= Goal =
Retype, please, the listing from its opening line through the line that contains "(c7b) at (610,513)", both included, without the pictures.

'''

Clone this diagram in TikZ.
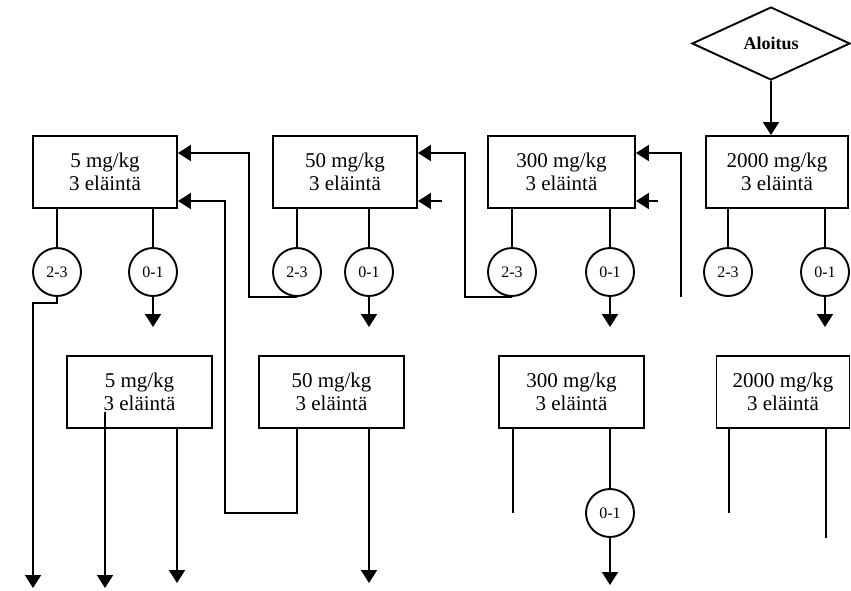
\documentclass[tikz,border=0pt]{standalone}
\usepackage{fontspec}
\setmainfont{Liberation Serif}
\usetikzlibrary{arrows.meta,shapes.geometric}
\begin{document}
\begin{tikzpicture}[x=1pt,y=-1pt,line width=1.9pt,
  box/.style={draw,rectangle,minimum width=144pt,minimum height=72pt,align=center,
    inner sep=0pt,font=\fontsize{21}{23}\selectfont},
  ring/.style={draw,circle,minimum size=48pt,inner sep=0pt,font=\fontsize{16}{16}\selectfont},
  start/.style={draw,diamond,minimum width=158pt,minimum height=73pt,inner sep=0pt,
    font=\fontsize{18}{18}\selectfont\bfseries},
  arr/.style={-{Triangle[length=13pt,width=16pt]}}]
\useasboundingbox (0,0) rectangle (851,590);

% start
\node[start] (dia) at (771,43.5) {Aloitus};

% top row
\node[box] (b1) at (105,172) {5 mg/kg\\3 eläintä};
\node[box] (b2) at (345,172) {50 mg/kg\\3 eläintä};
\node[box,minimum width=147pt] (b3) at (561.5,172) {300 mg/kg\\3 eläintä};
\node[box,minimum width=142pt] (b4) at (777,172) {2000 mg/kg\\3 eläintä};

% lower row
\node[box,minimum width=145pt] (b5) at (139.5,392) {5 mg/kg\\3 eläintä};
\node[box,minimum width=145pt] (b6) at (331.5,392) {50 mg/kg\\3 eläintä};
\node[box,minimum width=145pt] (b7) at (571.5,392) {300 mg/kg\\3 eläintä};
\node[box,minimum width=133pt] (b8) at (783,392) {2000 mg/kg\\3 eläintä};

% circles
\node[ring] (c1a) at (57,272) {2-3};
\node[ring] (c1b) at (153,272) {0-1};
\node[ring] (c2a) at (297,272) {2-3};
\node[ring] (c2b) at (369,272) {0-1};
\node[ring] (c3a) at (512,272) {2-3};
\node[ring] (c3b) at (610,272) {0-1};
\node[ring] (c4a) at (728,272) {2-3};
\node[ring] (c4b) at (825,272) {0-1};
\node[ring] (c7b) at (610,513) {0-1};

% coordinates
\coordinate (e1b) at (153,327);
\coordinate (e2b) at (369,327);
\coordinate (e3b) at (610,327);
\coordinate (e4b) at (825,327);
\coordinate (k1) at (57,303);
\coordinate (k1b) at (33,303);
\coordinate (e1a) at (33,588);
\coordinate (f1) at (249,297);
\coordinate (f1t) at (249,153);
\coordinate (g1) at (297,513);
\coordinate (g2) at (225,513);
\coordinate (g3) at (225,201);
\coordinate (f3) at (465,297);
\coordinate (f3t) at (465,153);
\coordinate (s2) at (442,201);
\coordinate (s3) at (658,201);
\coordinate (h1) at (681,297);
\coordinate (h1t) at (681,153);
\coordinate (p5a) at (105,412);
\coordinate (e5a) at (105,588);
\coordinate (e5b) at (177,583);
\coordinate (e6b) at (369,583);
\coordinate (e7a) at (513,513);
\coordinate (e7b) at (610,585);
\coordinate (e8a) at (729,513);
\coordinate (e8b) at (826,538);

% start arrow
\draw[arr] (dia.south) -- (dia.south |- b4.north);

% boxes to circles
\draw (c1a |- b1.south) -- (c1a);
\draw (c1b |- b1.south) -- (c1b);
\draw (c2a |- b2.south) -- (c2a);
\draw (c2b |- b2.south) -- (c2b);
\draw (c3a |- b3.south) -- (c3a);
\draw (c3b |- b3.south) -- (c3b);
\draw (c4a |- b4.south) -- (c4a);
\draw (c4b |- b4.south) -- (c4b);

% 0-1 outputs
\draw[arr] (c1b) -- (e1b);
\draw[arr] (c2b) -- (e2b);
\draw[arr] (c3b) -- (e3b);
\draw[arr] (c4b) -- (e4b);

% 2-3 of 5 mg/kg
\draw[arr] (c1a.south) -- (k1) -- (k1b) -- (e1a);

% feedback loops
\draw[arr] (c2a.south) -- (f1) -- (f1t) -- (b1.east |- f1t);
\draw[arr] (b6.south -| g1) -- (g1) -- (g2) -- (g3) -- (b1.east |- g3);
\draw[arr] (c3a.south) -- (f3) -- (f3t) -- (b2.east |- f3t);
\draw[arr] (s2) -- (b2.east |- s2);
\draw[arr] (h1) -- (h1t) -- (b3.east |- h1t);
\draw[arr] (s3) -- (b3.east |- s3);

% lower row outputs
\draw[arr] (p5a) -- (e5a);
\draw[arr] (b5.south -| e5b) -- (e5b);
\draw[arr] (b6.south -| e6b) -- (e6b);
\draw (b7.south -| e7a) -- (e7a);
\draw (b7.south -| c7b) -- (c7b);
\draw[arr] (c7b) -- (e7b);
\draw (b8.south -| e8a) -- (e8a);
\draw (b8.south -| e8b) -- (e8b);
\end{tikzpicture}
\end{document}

'''

= Full answer =
Clone this diagram in TikZ.
\documentclass[tikz,border=0pt]{standalone}
\usepackage{fontspec}
\setmainfont{Liberation Serif}
\usetikzlibrary{arrows.meta,shapes.geometric}
\begin{document}
\begin{tikzpicture}[x=1pt,y=-1pt,line width=1.9pt,
  box/.style={draw,rectangle,minimum width=144pt,minimum height=72pt,align=center,
    inner sep=0pt,font=\fontsize{21}{23}\selectfont},
  ring/.style={draw,circle,minimum size=48pt,inner sep=0pt,font=\fontsize{16}{16}\selectfont},
  start/.style={draw,diamond,minimum width=158pt,minimum height=73pt,inner sep=0pt,
    font=\fontsize{18}{18}\selectfont\bfseries},
  arr/.style={-{Triangle[length=13pt,width=16pt]}}]
\useasboundingbox (0,0) rectangle (851,590);

% start
\node[start] (dia) at (771,43.5) {Aloitus};

% top row
\node[box] (b1) at (105,172) {5 mg/kg\\3 eläintä};
\node[box] (b2) at (345,172) {50 mg/kg\\3 eläintä};
\node[box,minimum width=147pt] (b3) at (561.5,172) {300 mg/kg\\3 eläintä};
\node[box,minimum width=142pt] (b4) at (777,172) {2000 mg/kg\\3 eläintä};

% lower row
\node[box,minimum width=145pt] (b5) at (139.5,392) {5 mg/kg\\3 eläintä};
\node[box,minimum width=145pt] (b6) at (331.5,392) {50 mg/kg\\3 eläintä};
\node[box,minimum width=145pt] (b7) at (571.5,392) {300 mg/kg\\3 eläintä};
\node[box,minimum width=133pt] (b8) at (783,392) {2000 mg/kg\\3 eläintä};

% circles
\node[ring] (c1a) at (57,272) {2-3};
\node[ring] (c1b) at (153,272) {0-1};
\node[ring] (c2a) at (297,272) {2-3};
\node[ring] (c2b) at (369,272) {0-1};
\node[ring] (c3a) at (512,272) {2-3};
\node[ring] (c3b) at (610,272) {0-1};
\node[ring] (c4a) at (728,272) {2-3};
\node[ring] (c4b) at (825,272) {0-1};
\node[ring] (c7b) at (610,513) {0-1};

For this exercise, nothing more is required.